# Work to be completed
Would you transcribe the whole listing exactly, minus its pictures?

# Provided material
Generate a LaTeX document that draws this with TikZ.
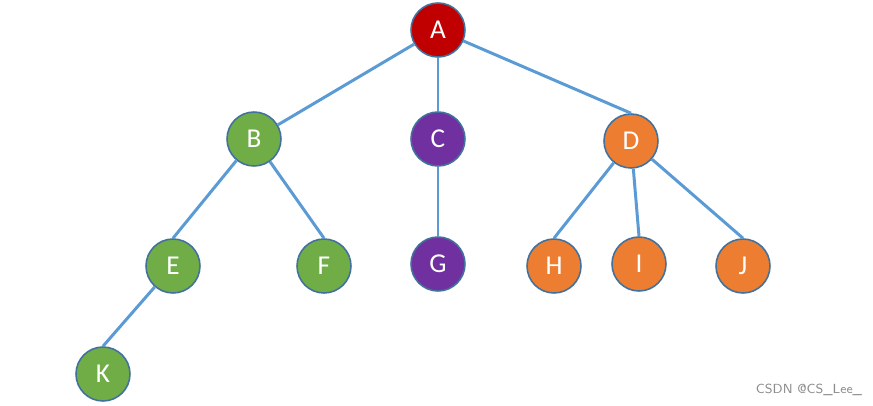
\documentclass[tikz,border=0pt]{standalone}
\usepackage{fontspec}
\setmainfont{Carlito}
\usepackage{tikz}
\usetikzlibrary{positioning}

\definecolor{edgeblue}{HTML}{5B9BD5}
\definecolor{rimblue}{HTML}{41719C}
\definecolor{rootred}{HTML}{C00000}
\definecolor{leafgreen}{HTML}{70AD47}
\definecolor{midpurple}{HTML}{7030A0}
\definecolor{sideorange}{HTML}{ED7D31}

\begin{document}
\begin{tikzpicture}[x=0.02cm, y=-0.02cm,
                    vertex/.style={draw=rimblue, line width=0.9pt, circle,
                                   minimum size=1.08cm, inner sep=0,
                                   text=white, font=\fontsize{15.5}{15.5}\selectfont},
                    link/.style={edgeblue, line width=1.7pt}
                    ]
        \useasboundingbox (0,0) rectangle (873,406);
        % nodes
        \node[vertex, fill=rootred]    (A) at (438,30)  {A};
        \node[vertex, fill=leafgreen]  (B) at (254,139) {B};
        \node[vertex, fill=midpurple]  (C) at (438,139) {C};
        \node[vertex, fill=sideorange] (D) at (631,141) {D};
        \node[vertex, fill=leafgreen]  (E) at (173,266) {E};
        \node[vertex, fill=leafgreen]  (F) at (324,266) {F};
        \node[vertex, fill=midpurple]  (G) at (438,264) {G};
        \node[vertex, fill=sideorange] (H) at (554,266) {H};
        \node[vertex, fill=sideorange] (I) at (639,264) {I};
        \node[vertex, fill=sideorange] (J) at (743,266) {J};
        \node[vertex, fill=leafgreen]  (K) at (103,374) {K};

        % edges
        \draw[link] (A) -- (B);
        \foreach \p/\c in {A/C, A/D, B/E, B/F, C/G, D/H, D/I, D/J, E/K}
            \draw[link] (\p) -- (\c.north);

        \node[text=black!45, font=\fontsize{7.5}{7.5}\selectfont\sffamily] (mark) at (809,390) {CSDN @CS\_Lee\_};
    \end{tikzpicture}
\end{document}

# Answer to the problem
Generate a LaTeX document that draws this with TikZ.
\documentclass[tikz,border=0pt]{standalone}
\usepackage{fontspec}
\setmainfont{Carlito}
\usepackage{tikz}
\usetikzlibrary{positioning}

\definecolor{edgeblue}{HTML}{5B9BD5}
\definecolor{rimblue}{HTML}{41719C}
\definecolor{rootred}{HTML}{C00000}
\definecolor{leafgreen}{HTML}{70AD47}
\definecolor{midpurple}{HTML}{7030A0}
\definecolor{sideorange}{HTML}{ED7D31}

\begin{document}
\begin{tikzpicture}[x=0.02cm, y=-0.02cm,
                    vertex/.style={draw=rimblue, line width=0.9pt, circle,
                                   minimum size=1.08cm, inner sep=0,
                                   text=white, font=\fontsize{15.5}{15.5}\selectfont},
                    link/.style={edgeblue, line width=1.7pt}
                    ]
        \useasboundingbox (0,0) rectangle (873,406);
        % nodes
        \node[vertex, fill=rootred]    (A) at (438,30)  {A};
        \node[vertex, fill=leafgreen]  (B) at (254,139) {B};
        \node[vertex, fill=midpurple]  (C) at (438,139) {C};
        \node[vertex, fill=sideorange] (D) at (631,141) {D};
        \node[vertex, fill=leafgreen]  (E) at (173,266) {E};
        \node[vertex, fill=leafgreen]  (F) at (324,266) {F};
        \node[vertex, fill=midpurple]  (G) at (438,264) {G};
        \node[vertex, fill=sideorange] (H) at (554,266) {H};
        \node[vertex, fill=sideorange] (I) at (639,264) {I};
        \node[vertex, fill=sideorange] (J) at (743,266) {J};
        \node[vertex, fill=leafgreen]  (K) at (103,374) {K};

        % edges
        \draw[link] (A) -- (B);
        \foreach \p/\c in {A/C, A/D, B/E, B/F, C/G, D/H, D/I, D/J, E/K}
            \draw[link] (\p) -- (\c.north);

        \node[text=black!45, font=\fontsize{7.5}{7.5}\selectfont\sffamily] (mark) at (809,390) {CSDN @CS\_Lee\_};
    \end{tikzpicture}
\end{document}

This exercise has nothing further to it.